In the US, several states have established commissions to consider reparations to the Black community for the long-term effects of slavery and ongoing disadvantage. These are now beginning to report, and that of California is among the first in line. They based their recommendation on a lifetime life value of $10 million (for statistical purposes, allocated equally to every year of life); and also consider health harm, imprisonment rates, housing discrimination, and other factors. Their estimated maximum payment to anyone was $1.2 million; San Francisco has estimated $5 million. If implemented, the overall cost in California alone could be $800 billion.

Now consider some back-of-the-envelope calculations here.
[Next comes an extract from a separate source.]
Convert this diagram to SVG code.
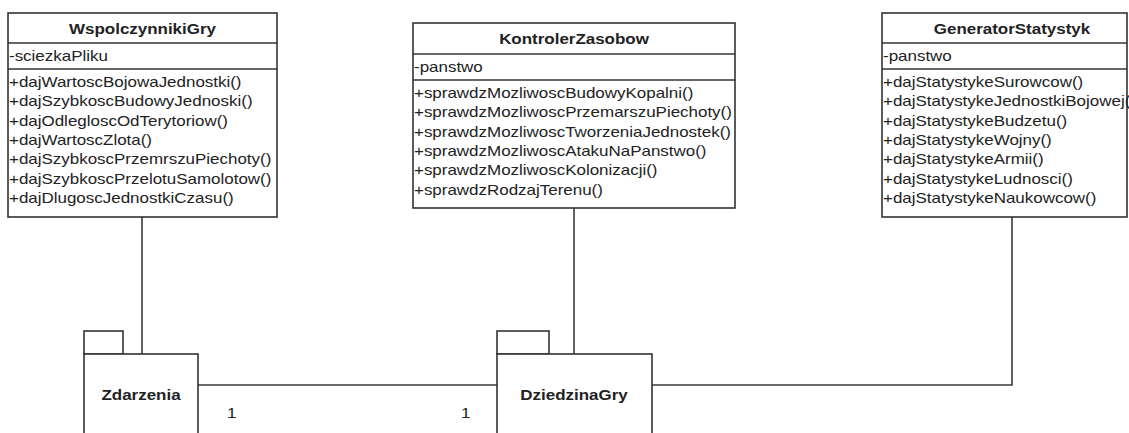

The average male life expectancy is 78, that of women 82 - so applying the $10 million (converted to approximately €9.1 million – a conservative figure considering Irish and US GDP), Traveller males would be entitled to €1.75 million, and Traveller women to €1.22 million. And these figures are on the basis of life expectancy alone, discounting what we know are the very large levels of negative health, educational, occupational, residential consequences of systemic and societal discrimination against this section of the community. In 2016, the census found 15,377 Traveller males, and 15,610 female- so a total reparations bill of approximately €19.04 billion.

Let’s let that sink in. The damage caused in an almost casual way to a really small section of the population of a very small country is almost €20 billion in years of life lost alone. 

Let’s try to imagine the extent of human suffering into which that figure translates. 

And let’s not forget the fact that this figure derives only from the living, and does not include the tens of thousands of prematurely dead.

Putting a euro figure on the damage caused makes it concrete. Further context - at the median house price in Ireland, this would buy 62,623 houses. At the current cost to councils of having contractors build social housing 3-bed apartments, it would buy 60,125 such units.

I don’t hear any clamour from any quarter for reparations for Travellers, but perhaps steps should be urgently taken to address deprivation and inequality in this country, irrespective of ethnicity? Even €1 billion a year to improve education access, housing opportunities, employment prospects for all disadvantaged people in Ireland would make considerable impact, and would disproportionately benefit the Traveller community in doing so.

Let’s not stand by and allow this injustice endure, as our Republic so often has in our short - and tragically often shameful - history.